Impact of media ownership on framing : a comparative study of The People Daily, The Standard and Nation Newspapers in their framing of the ICC case against Uhuru Kenyatta
Author: Tome, Francis Simiyu
Awarding University: University of Nairobi, Kenya
Level : MA
Holding Libraries: University of Nairobi Jomo Kenyatta Memorial Library ;
Advisors: Edwin NyuthoAbstract:
The intention of this study is to establish whether the owners of privately held media outlets influence the framing of news stories on critical issues affecting their (owners') interests. In order to achieve this goal, the study employed a mixed method approach . First, this research employed a descriptive content analysis of the news stories by the People Daily, Nation and the Standard newspapers relating to the ICCs confirmation of charges hearings against Uhuru Kenyatta between 21st September, 2011 to so' September, 2011. Secondly, a survey of journalists working for the three newspapers was conducted with a view to establishing whether there was a plausible link between ownership of the media outlets and the manifest bias in the news content. The findings of the descriptive content analysis show that the privately held People Daily newspaper had more favourable content for Uhuru Kenyatta as is demonstrated by the coefficients of imbalance.

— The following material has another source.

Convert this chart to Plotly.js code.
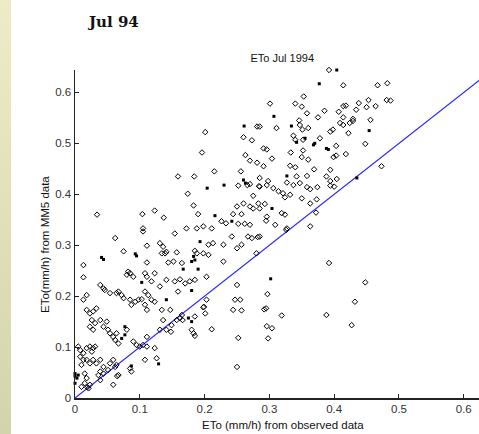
<!DOCTYPE html>
<html>
<head>
<meta charset="utf-8">
<script src="https://cdn.plot.ly/plotly-3.0.1.min.js"></script>
<style>
  html, body { margin: 0; padding: 0; background: #ffffff; }
  #wrap { position: relative; width: 479px; height: 434px; overflow: hidden; }
  #strip { position: absolute; left: 0; top: 0; width: 11px; height: 434px;
           background: linear-gradient(to bottom, #eeecc6, #d4d4aa); z-index: 5; }
  #chart { position: absolute; left: 0; top: 0; width: 479px; height: 434px; }
</style>
</head>
<body>
<div id="wrap"><div id="strip"></div><div id="chart"></div></div>
<script>
// Observed ETo (x) vs MM5 ETo (y), mm/h, July 1994 — open diamond markers
const obsOpen = [
0.034,0.104,0.123,0.137,0.159,0.184,0.174,0.183,0.190,0.196,0.201,0.215,0.252,0.256,0.260,0.273,0.263,0.270,0.281,0.266,
0.270,0.275,0.284,0.283,0.250,0.260,0.270,0.275,0.244,0.257,0.226,0.233,0.252,0.262,0.270,0.172,0.188,0.198,0.211,0.105,
0.281,
0.392,0.414,0.467,0.482,0.353,0.301,0.340,0.350,0.481,0.487,0.438,0.453,0.418,0.414,0.434,0.450,0.464,0.358,0.385,0.407,
0.375,0.414,0.429,0.456,0.346,0.409,0.414,0.424,0.429,0.285,0.311,0.347,0.351,0.360,0.394,0.398,0.422,0.337,0.340,0.352,
0.378,0.403,0.448,0.291,0.296,0.333,0.352,0.399,0.403,0.418,0.304,0.350,0.360,0.291,0.332,0.340,0.369,0.394,0.473,0.342,
0.358,0.388,0.394,0.404,0.285,0.298,0.296,0.285,0.306,0.314,0.321,0.327,0.337,0.347,0.358,0.363,0.374,0.394,0.400,0.332,
0.324,0.350,0.373,0.363,0.293,0.285,0.296,0.319,0.324,0.309,0.327,0.363,0.372,
0.062,0.105,0.154,0.131,0.136,0.141,0.134,0.139,0.111,0.206,0.213,0.229,0.242,0.250,0.257,0.267,0.273,0.280,0.157,0.075,
0.185,0.188,0.198,0.206,0.111,0.144,0.152,0.165,0.013,0.229,0.013,0.082,0.085,0.080,0.108,0.111,0.090,0.123,0.141,0.118,
0.131,0.154,0.162,0.170,0.177,0.185,0.203,0.250,0.039,0.044,0.046,0.018,0.054,0.064,0.067,0.072,0.075,0.085,0.087,0.093,
0.098,0.103,0.108,0.113,0.108,0.118,0.123,0.111,0.134,0.147,0.157,0.165,0.185,0.159,0.198,0.201,0.203,0.247,0.255,0.244,
0.257,0.211,0.180,0.183,0.185,0.252,0.250,0.013,0.018,0.023,0.028,0.033,0.026,0.031,0.023,0.028,0.039,0.044,0.049,0.051,
0.054,0.059,0.064,0.062,0.067,0.080,0.090,0.095,0.100,0.105,0.111,0.111,0.123,0.131,0.141,0.108,0.126,0.085,0.087,0.059,
0.067,0.059,0.054,0.062,0.064,0.044,0.039,0.044,0.005,0.008,0.013,0.018,0.023,0.026,0.028,0.031,0.008,0.013,0.010,0.018,
0.023,0.028,0.033,0.039,0.015,0.018,0.023,0.021,0.036,0.039,0.051,0.065,0.010,0.015,0.019,0.282,
0.295,0.326,0.392,0.448,0.297,0.432,0.292,0.295,0.319,0.388,0.427,0.296,0.304,0.298,0.285,
0.199,0.162,0.166,0.149,0.148,0.136
];
const mm5Open = [
0.360,0.361,0.368,0.354,0.435,0.435,0.401,0.378,0.361,0.482,0.522,0.445,0.417,0.445,0.512,0.506,0.477,0.466,0.462,0.418,
0.420,0.397,0.416,0.382,0.376,0.382,0.376,0.372,0.361,0.361,0.347,0.343,0.342,0.342,0.340,0.333,0.333,0.337,0.333,0.333,
0.533,
0.644,0.614,0.614,0.618,0.592,0.578,0.578,0.572,0.585,0.584,0.579,0.585,0.574,0.573,0.566,0.571,0.573,0.559,0.564,0.562,
0.551,0.551,0.548,0.546,0.545,0.540,0.536,0.540,0.544,0.533,0.530,0.536,0.527,0.530,0.523,0.527,0.520,0.515,0.507,0.507,
0.510,0.495,0.499,0.490,0.488,0.482,0.486,0.473,0.476,0.479,0.470,0.473,0.468,0.455,0.456,0.453,0.449,0.448,0.455,0.435,
0.436,0.435,0.426,0.430,0.432,0.426,0.418,0.415,0.412,0.406,0.402,0.423,0.418,0.422,0.414,0.410,0.414,0.417,0.415,0.399,
0.394,0.392,0.390,0.382,0.381,0.372,0.356,0.363,0.360,0.340,0.333,0.337,0.364,
0.314,0.327,0.323,0.304,0.297,0.287,0.284,0.284,0.299,0.301,0.304,0.301,0.317,0.294,0.301,0.317,0.314,0.284,0.286,0.288,
0.289,0.284,0.284,0.281,0.266,0.266,0.268,0.265,0.261,0.268,0.237,0.248,0.245,0.242,0.245,0.238,0.238,0.245,0.232,0.229,
0.219,0.229,0.233,0.225,0.229,0.232,0.238,0.222,0.222,0.215,0.212,0.202,0.206,0.206,0.209,0.202,0.196,0.193,0.183,0.189,
0.193,0.194,0.209,0.202,0.183,0.193,0.189,0.173,0.173,0.173,0.153,0.163,0.160,0.209,0.178,0.166,0.193,0.193,0.193,0.173,
0.172,0.135,0.134,0.127,0.122,0.118,0.061,0.193,0.173,0.166,0.170,0.176,0.153,0.147,0.140,0.134,0.153,0.140,0.150,0.134,
0.127,0.120,0.127,0.114,0.107,0.134,0.111,0.104,0.101,0.104,0.101,0.120,0.098,0.134,0.134,0.075,0.078,0.058,0.052,0.026,
0.045,0.075,0.068,0.061,0.065,0.061,0.052,0.048,0.101,0.094,0.088,0.098,0.101,0.091,0.098,0.101,0.081,0.075,0.065,0.075,
0.068,0.075,0.068,0.075,0.048,0.039,0.026,0.019,0.045,0.035,0.055,0.043,0.022,0.029,0.021,0.316,
0.348,0.330,0.265,0.227,0.204,0.189,0.174,0.176,0.162,0.163,0.143,0.141,0.137,0.117,0.317,
0.179,0.157,0.153,0.143,0.130,0.153
];
// Points that render as solid dots (overlapping markers)
const obsFilled = [
0.204,0.216,0.230,0.261,0.260,0.263,0.242,
0.404,0.377,0.307,0.334,0.454,0.355,0.342,0.370,0.368,0.388,0.391,0.327,0.435,0.304,
0.193,0.041,0.044,0.093,0.095,0.183,0.185,0.180,0.167,0.190,0.103,0.141,0.175,0.180,0.180,0.077,0.077,0.072,0.129,0.087,
0.000,0.003,0.000,0.005,0.000,0.302
];
const mm5Filled = [
0.412,0.358,0.418,0.534,0.428,0.422,0.347,
0.644,0.617,0.553,0.534,0.525,0.510,0.502,0.500,0.497,0.490,0.488,0.436,0.432,0.372,
0.307,0.276,0.272,0.283,0.279,0.278,0.271,0.268,0.253,0.253,0.227,0.193,0.157,0.150,0.211,0.140,0.124,0.117,0.067,0.063,
0.048,0.039,0.029,0.045,0.043,0.234
];
// 1:1 reference line
const lineX = [0, 0.7];
const lineY = [0, 0.7];
const xTicks = [0, 0.1, 0.2, 0.3, 0.4, 0.5, 0.6];
const yTicks = [0, 0.1, 0.2, 0.3, 0.4, 0.5, 0.6];
const tickText = ['0', '0.1', '0.2', '0.3', '0.4', '0.5', '0.6'];

const FONT = 'Liberation Sans, Arial, sans-serif';

const traces = [
  { x: lineX, y: lineY, type: 'scatter', mode: 'lines', hoverinfo: 'skip',
    line: { color: '#2828ff', width: 1.2 } },
  { x: obsOpen, y: mm5Open, type: 'scatter', mode: 'markers', hoverinfo: 'x+y', cliponaxis: false,
    marker: { symbol: 'diamond-open', size: 4.2, color: '#000000', line: { width: 1, color: '#000000' } } },
  { x: obsFilled, y: mm5Filled, type: 'scatter', mode: 'markers', hoverinfo: 'x+y', cliponaxis: false,
    marker: { symbol: 'square', size: 3, color: '#000000' } }
];

const axisCommon = {
  showgrid: false, zeroline: false, showline: true, linecolor: '#222222', linewidth: 1.5,
  ticks: 'inside', ticklen: 4, tickwidth: 1, tickcolor: '#222222',
  tickfont: { family: FONT, size: 11.5, color: '#333333' }, tickmode: 'array', fixedrange: true
};

const layout = {
  width: 479, height: 434,
  margin: { l: 75, r: 0, t: 70, b: 36 },
  paper_bgcolor: '#ffffff', plot_bgcolor: '#ffffff',
  showlegend: false,
  title: { text: 'ETo Jul 1994', font: { family: FONT, size: 11, color: '#111111' },
           xref: 'paper', yref: 'container', x: 0.513, y: 0.866, xanchor: 'center', yanchor: 'middle',
           pad: { t: 0, b: 0, l: 0, r: 0 } },
  xaxis: Object.assign({}, axisCommon, { range: [0, 0.6235], tickvals: xTicks, ticktext: tickText }),
  yaxis: Object.assign({}, axisCommon, { range: [0, 0.644], tickvals: yTicks, ticktext: tickText }),
  annotations: [
    { text: '<b>Jul 94</b>', xref: 'paper', yref: 'paper', x: 0.094, y: 1.146,
      xanchor: 'center', yanchor: 'middle', showarrow: false,
      font: { family: 'DejaVu Serif, serif', size: 15, color: '#111111' } },
    { text: 'ETo (mm/h) from observed data', xref: 'paper', yref: 'paper', x: 0.515, y: -0.082,
      xanchor: 'center', yanchor: 'middle', showarrow: false,
      font: { family: FONT, size: 11.5, color: '#111111' } },
    { text: 'ETo(mm/h) from MM5 data', xref: 'paper', yref: 'paper', x: -0.0743, y: 0.4695,
      xanchor: 'center', yanchor: 'middle', showarrow: false, textangle: -90,
      font: { family: FONT, size: 11.5, color: '#111111' } }
  ]
};

Plotly.newPlot('chart', traces, layout, { displayModeBar: false, staticPlot: true });
</script>
</body>
</html>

Furthermore, a not so insignificant number of journalists working for the privately held People Daily (as contrasted with those working for the publicly held media outlets) were of the view that the ownership did influence the news content. Interestingly, a significant number of journalists from the People Daily were ambivalent to a number of question items; a trend that the researcher thinks is demonstrative of uncertainty among such journalists occasioned by an overbearing ownership. This is just a snapshot of the results.